SENSE of direction has been traced to a nerve cell in the brain that acts like an in-built GPS.
The “grid cell” keeps track of multiple co-ordinates on an internal map and helps the brain to navigate without landmarks.
Although previously identified in rats, bats and monkeys, scientists now have compelling evidence that grid cells also exist in humans. They may even play a bigger role in the human brain than in rodents.
The discovery arose from a study of patients with electrodes placed deep in their brains as part of a radical epilepsy treatment.
Recordings of electrical signals from the implants revealed patterns of grid cell activity as the patients played a computer game that involved riding bicycles in an open virtual landscape.
Grid cells provide a system of navigation called “path integration” which tracks distances and turns. It helps us sense how far we have travelled from a starting point, or last change in direction.
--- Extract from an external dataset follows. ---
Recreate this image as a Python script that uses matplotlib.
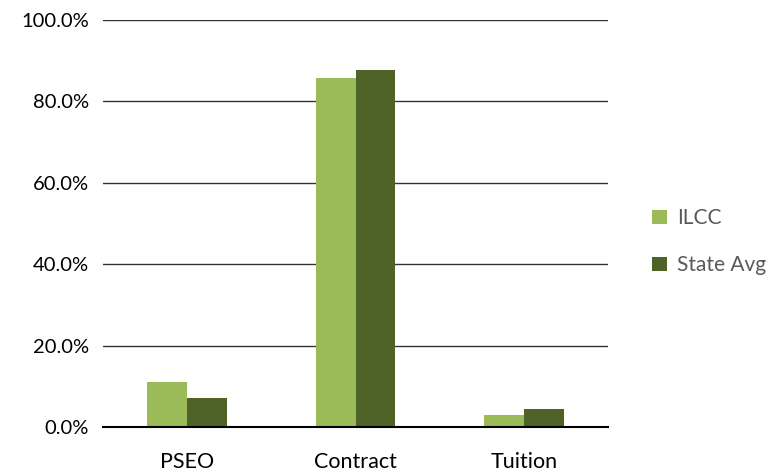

“Each grid cell responds at multiple spatial locations that are arranged in the shape of a grid,” said study leader Dr Joshua Jacobs, from Drexel University in Philadelphia, US. “This triangular grid pattern thus appears to be a brain pattern that plays a fundamental role in navigation.
“Without grid cells, it is likely that humans would frequently get lost or have to navigate based only on landmarks.
“Grid cells are thus critical for maintaining a sense of location in an environment.”
Fourteen epilepsy patients in hospital took part in the study, reported in the journal Nature Neuroscience.
They used joysticks attached to bedside laptops to steer their virtual bicycles across a large square arena overlooked by a range of mountains.
The patients were first asked to navigate to four clearly visible objects.
Then the exercise was repeated, but this time the objects remained invisible until they were located. The volunteers had to find their way back to each object in turn, in random order.
Finally, they were asked to ride directly from one object to another. Again, the objects were made invisible until their locations were reached.
At the same time, electrical nerve signal “spikes” were recorded from the epilepsy implants.
Evidence of grid cells was mostly seen in two brain regions, the entorhinal cortex and cingulate cortex.
Significant numbers of grid-like neurons were also identified in the hippocampus, which plays a central role in memory.
The findings suggest that humans might have more grid cells than rodents, according to the scientists.
The entorhinal cortex is one of the first brain areas to be affected by Alzheimer’s disease.